>> Start INFORMATION SHOWN

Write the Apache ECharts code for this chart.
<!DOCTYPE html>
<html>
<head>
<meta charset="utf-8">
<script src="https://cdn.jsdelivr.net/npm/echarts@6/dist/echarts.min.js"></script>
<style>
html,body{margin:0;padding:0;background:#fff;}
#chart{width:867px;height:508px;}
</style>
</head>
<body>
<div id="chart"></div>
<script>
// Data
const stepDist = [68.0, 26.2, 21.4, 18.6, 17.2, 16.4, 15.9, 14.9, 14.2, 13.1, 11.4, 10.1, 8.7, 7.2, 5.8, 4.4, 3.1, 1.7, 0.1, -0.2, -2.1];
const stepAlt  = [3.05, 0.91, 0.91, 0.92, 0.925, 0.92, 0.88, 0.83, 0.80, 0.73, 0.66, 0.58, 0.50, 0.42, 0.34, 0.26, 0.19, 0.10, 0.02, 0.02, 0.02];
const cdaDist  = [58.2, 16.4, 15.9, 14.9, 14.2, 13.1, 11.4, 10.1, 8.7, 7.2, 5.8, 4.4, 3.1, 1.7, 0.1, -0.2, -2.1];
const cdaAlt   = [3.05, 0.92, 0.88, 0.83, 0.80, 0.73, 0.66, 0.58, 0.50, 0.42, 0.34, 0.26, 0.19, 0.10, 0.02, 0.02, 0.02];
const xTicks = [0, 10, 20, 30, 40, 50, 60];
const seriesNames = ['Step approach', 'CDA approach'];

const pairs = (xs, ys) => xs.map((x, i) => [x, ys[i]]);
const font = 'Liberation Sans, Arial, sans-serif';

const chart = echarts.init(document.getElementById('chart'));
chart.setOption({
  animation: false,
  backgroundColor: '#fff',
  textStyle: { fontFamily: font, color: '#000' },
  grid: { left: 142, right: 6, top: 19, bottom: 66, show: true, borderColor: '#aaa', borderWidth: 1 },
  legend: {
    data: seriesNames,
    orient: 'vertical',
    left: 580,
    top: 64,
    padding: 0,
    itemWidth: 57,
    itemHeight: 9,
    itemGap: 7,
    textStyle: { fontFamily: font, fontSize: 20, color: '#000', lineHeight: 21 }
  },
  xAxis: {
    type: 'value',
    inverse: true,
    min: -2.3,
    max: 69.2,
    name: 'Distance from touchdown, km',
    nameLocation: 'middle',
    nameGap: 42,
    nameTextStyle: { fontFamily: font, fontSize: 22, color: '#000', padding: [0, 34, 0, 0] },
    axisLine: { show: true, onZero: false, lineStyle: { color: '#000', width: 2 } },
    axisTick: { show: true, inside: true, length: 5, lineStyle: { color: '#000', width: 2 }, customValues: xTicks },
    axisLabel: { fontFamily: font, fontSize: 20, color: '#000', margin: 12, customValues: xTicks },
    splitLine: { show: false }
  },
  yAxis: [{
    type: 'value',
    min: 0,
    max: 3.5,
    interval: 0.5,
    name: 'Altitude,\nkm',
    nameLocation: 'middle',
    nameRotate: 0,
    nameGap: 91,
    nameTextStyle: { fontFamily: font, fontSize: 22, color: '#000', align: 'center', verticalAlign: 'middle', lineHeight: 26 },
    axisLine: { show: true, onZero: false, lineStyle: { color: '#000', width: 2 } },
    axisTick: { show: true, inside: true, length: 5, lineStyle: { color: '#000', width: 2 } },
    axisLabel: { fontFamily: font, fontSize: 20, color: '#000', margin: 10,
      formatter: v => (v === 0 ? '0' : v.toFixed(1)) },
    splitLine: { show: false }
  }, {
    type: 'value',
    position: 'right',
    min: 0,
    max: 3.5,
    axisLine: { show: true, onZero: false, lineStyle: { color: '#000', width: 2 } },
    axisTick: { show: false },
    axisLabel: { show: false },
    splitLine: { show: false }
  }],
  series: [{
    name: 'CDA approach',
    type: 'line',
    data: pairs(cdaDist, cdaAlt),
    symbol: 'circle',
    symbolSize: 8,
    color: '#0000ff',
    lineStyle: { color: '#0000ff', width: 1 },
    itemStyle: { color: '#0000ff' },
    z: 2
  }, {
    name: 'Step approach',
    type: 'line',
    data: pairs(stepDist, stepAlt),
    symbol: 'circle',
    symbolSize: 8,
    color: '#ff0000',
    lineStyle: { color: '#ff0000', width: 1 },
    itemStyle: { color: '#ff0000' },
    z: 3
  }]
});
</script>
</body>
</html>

>> End INFORMATION SHOWN

→ TASK DIRECTIONS:
Repeat the material word for word, in full.

→ TASK RESULT:
Write the Apache ECharts code for this chart.
<!DOCTYPE html>
<html>
<head>
<meta charset="utf-8">
<script src="https://cdn.jsdelivr.net/npm/echarts@6/dist/echarts.min.js"></script>
<style>
html,body{margin:0;padding:0;background:#fff;}
#chart{width:867px;height:508px;}
</style>
</head>
<body>
<div id="chart"></div>
<script>
// Data
const stepDist = [68.0, 26.2, 21.4, 18.6, 17.2, 16.4, 15.9, 14.9, 14.2, 13.1, 11.4, 10.1, 8.7, 7.2, 5.8, 4.4, 3.1, 1.7, 0.1, -0.2, -2.1];
const stepAlt  = [3.05, 0.91, 0.91, 0.92, 0.925, 0.92, 0.88, 0.83, 0.80, 0.73, 0.66, 0.58, 0.50, 0.42, 0.34, 0.26, 0.19, 0.10, 0.02, 0.02, 0.02];
const cdaDist  = [58.2, 16.4, 15.9, 14.9, 14.2, 13.1, 11.4, 10.1, 8.7, 7.2, 5.8, 4.4, 3.1, 1.7, 0.1, -0.2, -2.1];
const cdaAlt   = [3.05, 0.92, 0.88, 0.83, 0.80, 0.73, 0.66, 0.58, 0.50, 0.42, 0.34, 0.26, 0.19, 0.10, 0.02, 0.02, 0.02];
const xTicks = [0, 10, 20, 30, 40, 50, 60];
const seriesNames = ['Step approach', 'CDA approach'];

const pairs = (xs, ys) => xs.map((x, i) => [x, ys[i]]);
const font = 'Liberation Sans, Arial, sans-serif';

const chart = echarts.init(document.getElementById('chart'));
chart.setOption({
  animation: false,
  backgroundColor: '#fff',
  textStyle: { fontFamily: font, color: '#000' },
  grid: { left: 142, right: 6, top: 19, bottom: 66, show: true, borderColor: '#aaa', borderWidth: 1 },
  legend: {
    data: seriesNames,
    orient: 'vertical',
    left: 580,
    top: 64,
    padding: 0,
    itemWidth: 57,
    itemHeight: 9,
    itemGap: 7,
    textStyle: { fontFamily: font, fontSize: 20, color: '#000', lineHeight: 21 }
  },
  xAxis: {
    type: 'value',
    inverse: true,
    min: -2.3,
    max: 69.2,
    name: 'Distance from touchdown, km',
    nameLocation: 'middle',
    nameGap: 42,
    nameTextStyle: { fontFamily: font, fontSize: 22, color: '#000', padding: [0, 34, 0, 0] },
    axisLine: { show: true, onZero: false, lineStyle: { color: '#000', width: 2 } },
    axisTick: { show: true, inside: true, length: 5, lineStyle: { color: '#000', width: 2 }, customValues: xTicks },
    axisLabel: { fontFamily: font, fontSize: 20, color: '#000', margin: 12, customValues: xTicks },
    splitLine: { show: false }
  },
  yAxis: [{
    type: 'value',
    min: 0,
    max: 3.5,
    interval: 0.5,
    name: 'Altitude,\nkm',
    nameLocation: 'middle',
    nameRotate: 0,
    nameGap: 91,
    nameTextStyle: { fontFamily: font, fontSize: 22, color: '#000', align: 'center', verticalAlign: 'middle', lineHeight: 26 },
    axisLine: { show: true, onZero: false, lineStyle: { color: '#000', width: 2 } },
    axisTick: { show: true, inside: true, length: 5, lineStyle: { color: '#000', width: 2 } },
    axisLabel: { fontFamily: font, fontSize: 20, color: '#000', margin: 10,
      formatter: v => (v === 0 ? '0' : v.toFixed(1)) },
    splitLine: { show: false }
  }, {
    type: 'value',
    position: 'right',
    min: 0,
    max: 3.5,
    axisLine: { show: true, onZero: false, lineStyle: { color: '#000', width: 2 } },
    axisTick: { show: false },
    axisLabel: { show: false },
    splitLine: { show: false }
  }],
  series: [{
    name: 'CDA approach',
    type: 'line',
    data: pairs(cdaDist, cdaAlt),
    symbol: 'circle',
    symbolSize: 8,
    color: '#0000ff',
    lineStyle: { color: '#0000ff', width: 1 },
    itemStyle: { color: '#0000ff' },
    z: 2
  }, {
    name: 'Step approach',
    type: 'line',
    data: pairs(stepDist, stepAlt),
    symbol: 'circle',
    symbolSize: 8,
    color: '#ff0000',
    lineStyle: { color: '#ff0000', width: 1 },
    itemStyle: { color: '#ff0000' },
    z: 3
  }]
});
</script>
</body>
</html>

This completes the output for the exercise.